(Rows from a dataset of charts and code)
※ ※ ※

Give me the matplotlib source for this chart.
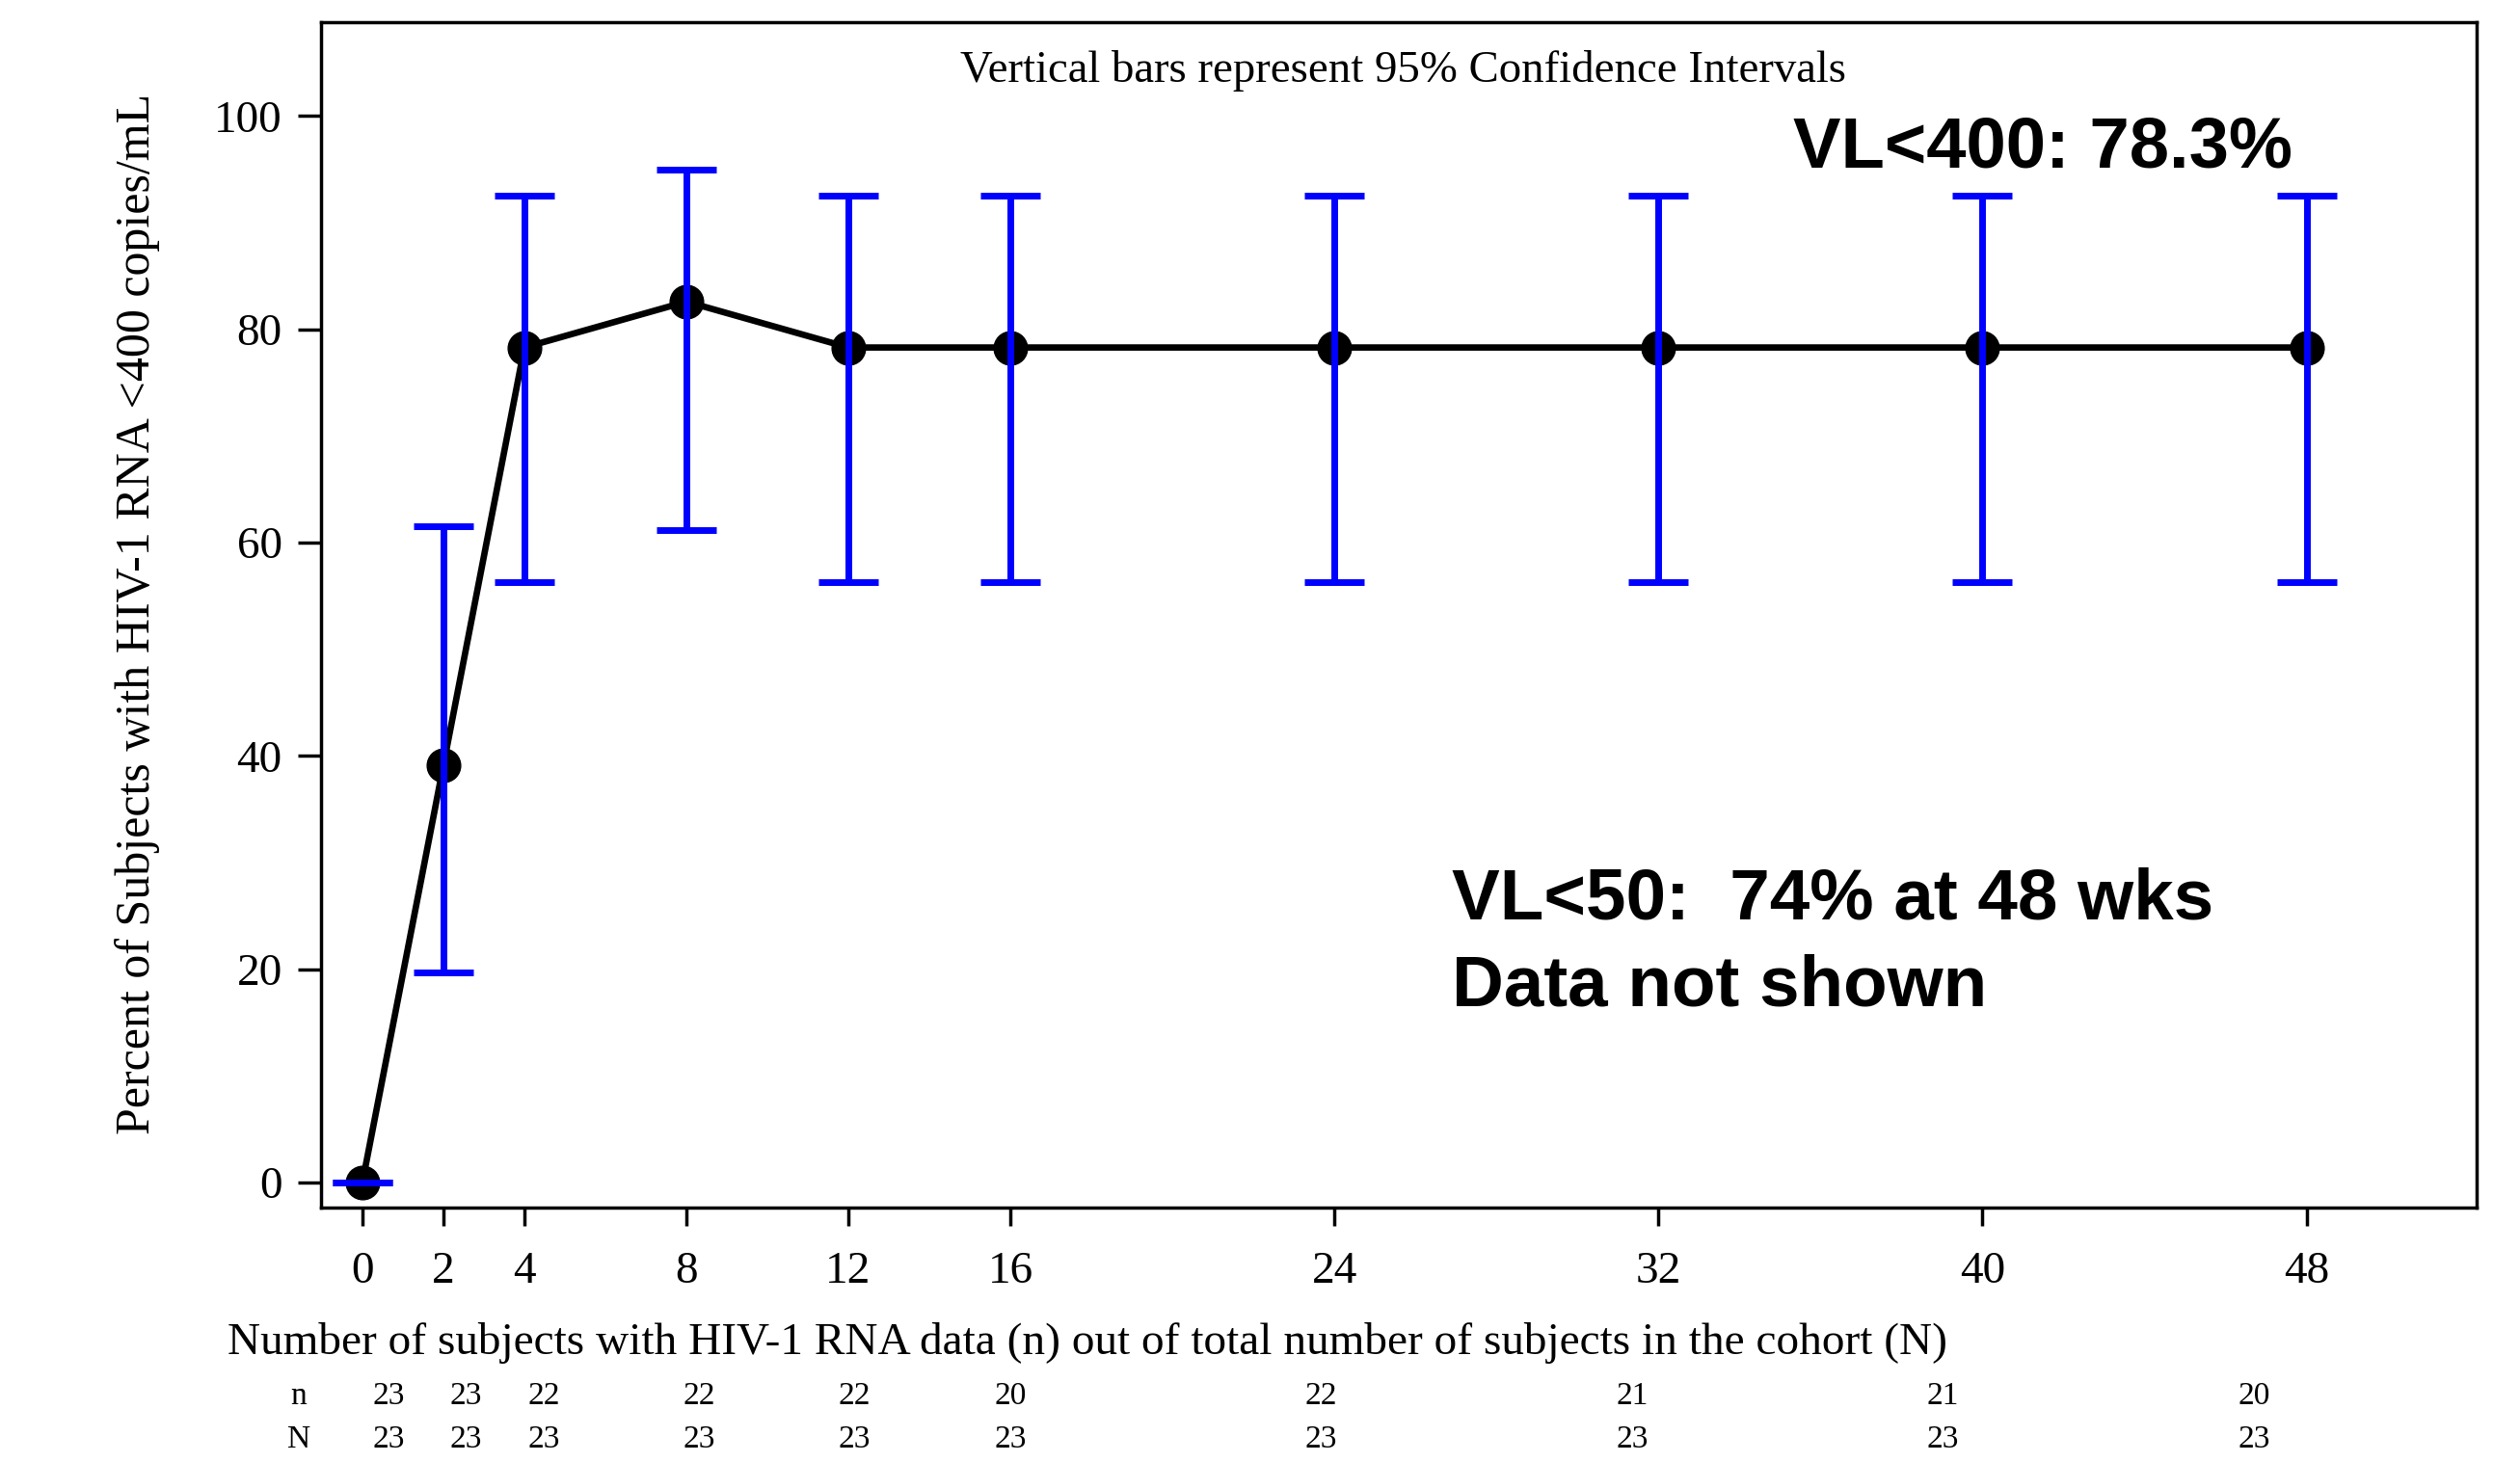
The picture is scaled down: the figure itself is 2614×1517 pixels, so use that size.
import numpy as np
import matplotlib
matplotlib.use('Agg')
import matplotlib.pyplot as plt
from matplotlib.transforms import blended_transform_factory

# weeks on study and percent of subjects with HIV-1 RNA < 400 copies/mL
weeks = [0, 2, 4, 8, 12, 16, 24, 32, 40, 48]
pct = [0.0, 39.1, 78.3, 82.6, 78.3, 78.3, 78.3, 78.3, 78.3, 78.3]
ci_low = [0.0, 19.7, 56.3, 61.2, 56.3, 56.3, 56.3, 56.3, 56.3, 56.3]
ci_high = [0.0, 61.5, 92.5, 95.0, 92.5, 92.5, 92.5, 92.5, 92.5, 92.5]

# subjects with data (n) out of cohort size (N)
n_data = [23, 23, 22, 22, 22, 20, 22, 21, 21, 20]
n_total = [23, 23, 23, 23, 23, 23, 23, 23, 23, 23]

serif = 'Liberation Serif'
sans = 'Liberation Sans'

fig = plt.figure(figsize=(26.14, 15.17), dpi=100)
ax = fig.add_axes([0.1274, 0.174, 0.9828 - 0.1274, 0.9848 - 0.174])

yerr = [np.array(pct) - np.array(ci_low), np.array(ci_high) - np.array(pct)]

ax.plot(weeks, pct, color='black', lw=4.8, marker='o', markersize=25, zorder=2)
ax.errorbar(weeks, pct, yerr=yerr, fmt='none', ecolor='#0000ff',
            elinewidth=5, capsize=22, capthick=5, zorder=3)

ax.set_xlim(-1.02, 52.2)
ax.set_ylim(-2.35, 108.8)
ax.set_xticks(weeks)
ax.set_yticks([0, 20, 40, 60, 80, 100])

for s in ax.spines.values():
    s.set_linewidth(2.5)
ax.tick_params(axis='x', length=14, width=2.5, pad=19, labelsize=34)
ax.tick_params(axis='y', length=17, width=2.5, pad=12, labelsize=34)
for lab in ax.get_xticklabels() + ax.get_yticklabels():
    lab.set_fontfamily(serif)

ax.text(0.502, 0.959, 'Vertical bars represent 95% Confidence Intervals',
        transform=ax.transAxes, ha='center', va='center',
        fontsize=33.7, family=serif)

# annotations
ax.text(1860 / 2614, 1 - 173 / 1517, 'VL<400: 78.3%', transform=fig.transFigure,
        ha='left', va='baseline', fontsize=53.5, fontweight='bold', family=sans)
ax.text(1506 / 2614, 1 - 953 / 1517, 'VL<50:  74% at 48 wks', transform=fig.transFigure,
        ha='left', va='baseline', fontsize=53.7, fontweight='bold', family=sans)
ax.text(1506 / 2614, 1 - 1043 / 1517, 'Data not shown', transform=fig.transFigure,
        ha='left', va='baseline', fontsize=53.7, fontweight='bold', family=sans)

fig.text(0.0547, 0.58, 'Percent of Subjects with HIV-1 RNA <400 copies/mL',
         rotation=90, ha='center', va='center', fontsize=36, family=serif)
fig.text(0.4315, 0.0817,
         'Number of subjects with HIV-1 RNA data (n) out of total number of subjects in the cohort (N)',
         ha='center', va='center', fontsize=34, family=serif)

# n / N table under the axis
trans = blended_transform_factory(ax.transData, fig.transFigure)
ax.text(-1.57, 0.0448, 'n', transform=trans, ha='center', va='center',
        fontsize=24, family=serif, clip_on=False)
ax.text(-1.57, 0.0152, 'N', transform=trans, ha='center', va='center',
        fontsize=24, family=serif, clip_on=False)
for w, a, b in zip(weeks, n_data, n_total):
    xt = 0.64 + 0.9596 * w
    ax.text(xt, 0.0448, str(a), transform=trans, ha='center', va='center',
            fontsize=24, family=serif, clip_on=False)
    ax.text(xt, 0.0152, str(b), transform=trans, ha='center', va='center',
            fontsize=24, family=serif, clip_on=False)

fig.savefig('out.png', dpi=100)
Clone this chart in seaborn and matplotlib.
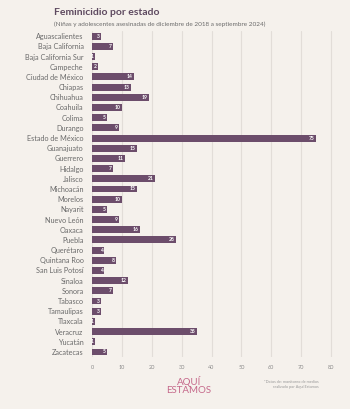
import matplotlib
matplotlib.use("Agg")
import matplotlib.pyplot as plt
import seaborn as sns
import pandas as pd

estados = ["Aguascalientes", "Baja California", "Baja California Sur", "Campeche",
           "Ciudad de México", "Chiapas", "Chihuahua", "Coahuila", "Colima", "Durango",
           "Estado de México", "Guanajuato", "Guerrero", "Hidalgo", "Jalisco",
           "Michoacán", "Morelos", "Nayarit", "Nuevo León", "Oaxaca", "Puebla",
           "Querétaro", "Quintana Roo", "San Luis Potosí", "Sinaloa", "Sonora",
           "Tabasco", "Tamaulipas", "Tlaxcala", "Veracruz", "Yucatán", "Zacatecas"]
casos = [3, 7, 1, 2, 14, 13, 19, 10, 5, 9, 75, 15, 11, 7, 21, 15, 10, 5, 9, 16, 28,
         4, 8, 4, 12, 7, 3, 3, 1, 35, 1, 5]
xticks = [0, 10, 20, 30, 40, 50, 60, 70, 80]

bg = "#f5f1ec"
bar_color = "#6c4d6b"

sns.set_theme(style="white")
plt.rcParams["font.family"] = ["Lato", "DejaVu Sans"]

df = pd.DataFrame({"estado": estados, "casos": casos})

fig = plt.figure(figsize=(3.5, 4.09), dpi=100, facecolor=bg)
ax = fig.add_axes([0.263, 0.127, 0.7, 0.797])
ax.set_facecolor(bg)

sns.barplot(data=df, x="casos", y="estado", orient="h", color=bar_color,
            width=0.68, ax=ax, saturation=1, edgecolor="none")

ax.set_xlim(0, 82)
ax.set_xticks(xticks)
ax.set_xticklabels([str(t) for t in xticks], fontsize=4, color="#8a8a8a")
ax.tick_params(axis="y", labelsize=5.2, labelcolor="#6a6a6a", length=0, pad=6)
ax.tick_params(axis="x", length=0, pad=6)
ax.set_xlabel("")
ax.set_ylabel("")
for s in ax.spines.values():
    s.set_visible(False)
ax.grid(axis="x", color="#e2ddd8", linewidth=0.8)
ax.set_axisbelow(True)

for i, v in enumerate(casos):
    ax.text(v - 0.4, i, str(v), ha="right", va="center", fontsize=3.6,
            color="white", fontweight="bold")

fig.text(0.153, 0.98, "Feminicidio por estado", fontsize=7.5, fontweight="bold",
         color="#5e4a60", ha="left", va="top")
fig.text(0.153, 0.948, "(Niñas y adolescentes asesinadas de diciembre de 2018 a septiembre 2024)",
         fontsize=4.6, color="#6a6a6a", ha="left", va="top")

fig.text(0.54, 0.058, "AQUÍ\nESTAMOS", fontsize=7, color="#c5688a", ha="center",
         va="center", linespacing=0.85)
fig.text(0.91, 0.06, "*Datos de: monitoreo de medios\nrealizado por Aquí Estamos",
         fontsize=2.8, color="#999999", ha="right", va="center")

fig.savefig("out.png", dpi=100, facecolor=bg)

※ ※ ※

-- Task goal --
Leave the pictures out and please restate exactly the lines running from the start of the material through the one with "from matplotlib.transforms import".

-- Task solution --
Give me the matplotlib source for this chart.
The picture is scaled down: the figure itself is 2614×1517 pixels, so use that size.
import numpy as np
import matplotlib
matplotlib.use('Agg')
import matplotlib.pyplot as plt
from matplotlib.transforms import blended_transform_factory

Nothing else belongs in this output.